Oleh: Abu Muas T. (Pemerhati Masalah Sosial)
Alkisah, disinyalir ada kisah pernah terjadi dalam sebuah kehidupan bermasyarakat di negeri Antahberantah terserang wabah ganas yang penularannya tidak pandang bulu menyerang siapa saja.
Menghadapi masifnya penularan wabah ganas yang satu ini, dengan berbagai upayanya pemangku kebijakan negeri Antahberantah ini mengeluarkan keseimbangan kebijakan. Yakni kebijakan menanggulangi meluasnya penularan wabah harus seimbang dengan kebijakan ekonomi negeri agar tidak terdampak wabah.

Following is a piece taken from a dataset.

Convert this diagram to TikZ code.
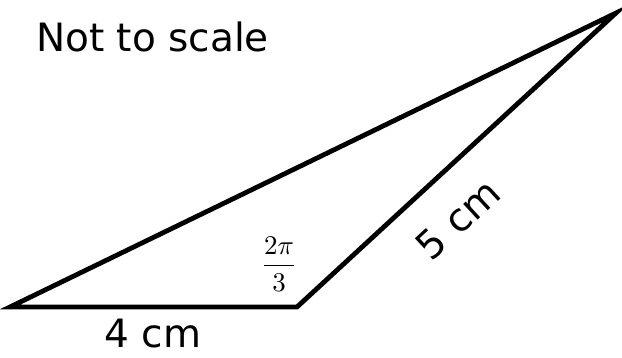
\documentclass[tikz,border=0pt]{standalone}
\usepackage{fontspec}
\setmainfont{DejaVu Sans}
\usetikzlibrary{calc}

\begin{document}
\begin{tikzpicture}[
  x=1pt, y=-1pt,
  sidelabel/.style={
    font=\fontsize{39pt}{44pt}\selectfont,
    inner sep=0pt
  },
  anglelabel/.style={
    font=\fontsize{10pt}{12pt}\selectfont,
    inner sep=0pt
  },
  triside/.style={
    line width=4.8pt,
    line join=miter,
    draw=black
  }
]

  % Page frame
  \useasboundingbox (0,0) rectangle (622,358);

  % Vertices
  \coordinate (vleft) at (10,307);
  \coordinate (vobtuse) at (297,307);
  \coordinate (vtop) at (616,13);

  % Triangle
  \draw[triside] (vleft) -- (vobtuse) -- (vtop) -- cycle;

  % Labels
  \node[sidelabel, anchor=base west] (note) at (36,52) {Not to scale};
  \node[sidelabel] (base) at (153,334) {4 cm};
  \node[sidelabel, rotate=42.7] (slant) at (458,219) {5 cm};
  \node[anglelabel] (angle) at (279,264) {\scalebox{2.7}{$\displaystyle\frac{2\pi}{3}$}};

\end{tikzpicture}
\end{document}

Entah disadari atau tidak oleh pengambil kebijakan negeri Antahberantah ini, beriringannya dua kebijakan ini apakah tidak sama artinya dengan si pembuat kebijakan membiarkan bertambahnya korban kematian akibat wabah yang penting kondisi ekonomi tidak terdampak atau terpuruk?
Soal penanganan wabah yang satu ini pun, tak pelak pemangku kebijakan negeri Antahberantah ini pun di antaranya telah mengeluarkan kebijakan termasuk keluarlah larangan berkerumun untuk mencegah penularan wabah.
Dalam perjalanannya, ternyata larangan berkerumun ini bisa berakibat terkena sanksi hukum bagi yang melanggarnya, baik terkena sanksi hukum denda maupun bisa membawa pelanggarnya digiring ke balik jeruji besi alias ditahan di dalam penjara.
Layaklah timbul beberapa pertanyaan pasca diterapkannya hukum pemidanaan bagi pelanggar kerumunan ini, apakah hanya si pengajak yang “diartikan” menghasut berkerumun yang terkena delik hukumnya? Bagaimana dengan massa yang hadir atas adanya ajakan berkerumun, apakah tidak terkena delik hukum? Bagaimana jika massa yang ikut berkerumun ini pula menyadari diri bahwa dirinya juga telah melanggar protokol kesehatan, maka massa pun dengan suka rela siap menyerahkan diri untuk ditahan demi keadilan yang berperadaban?
Sungguh ada keunikan tersendiri pemberlakuan hukum di negeri Antahberantah ini, tatkala ajakan “diartikan” sebagai hasutan berkerumun. Si pengajak berkerumun terkena delik hukum penghasutan untuk berkerumun.
Terlepas soal pengenaan hukum bagi pengajak yang diartikan penghasut untuk berkerumun ini, semoga saja sanksi hukumnya tidak melebar menyasar para muadzin yang lima kali dalam sehari tugasnya mengajak orang berkerumun untuk tegakkan shalat berjamaah. Pertanyaannya, adakah yang dapat menjamin pada masa yang akan datang di negeri Antahberantah ini para muadzin yang mengumandangkan suara adzan untuk mengajak menegakkan shalat, tidak terkena sanksi hukum ajakan yang diartikan hasutan berkerumun? Negeri Antahberantah memang penuh keunikan, aneh tapi nyata.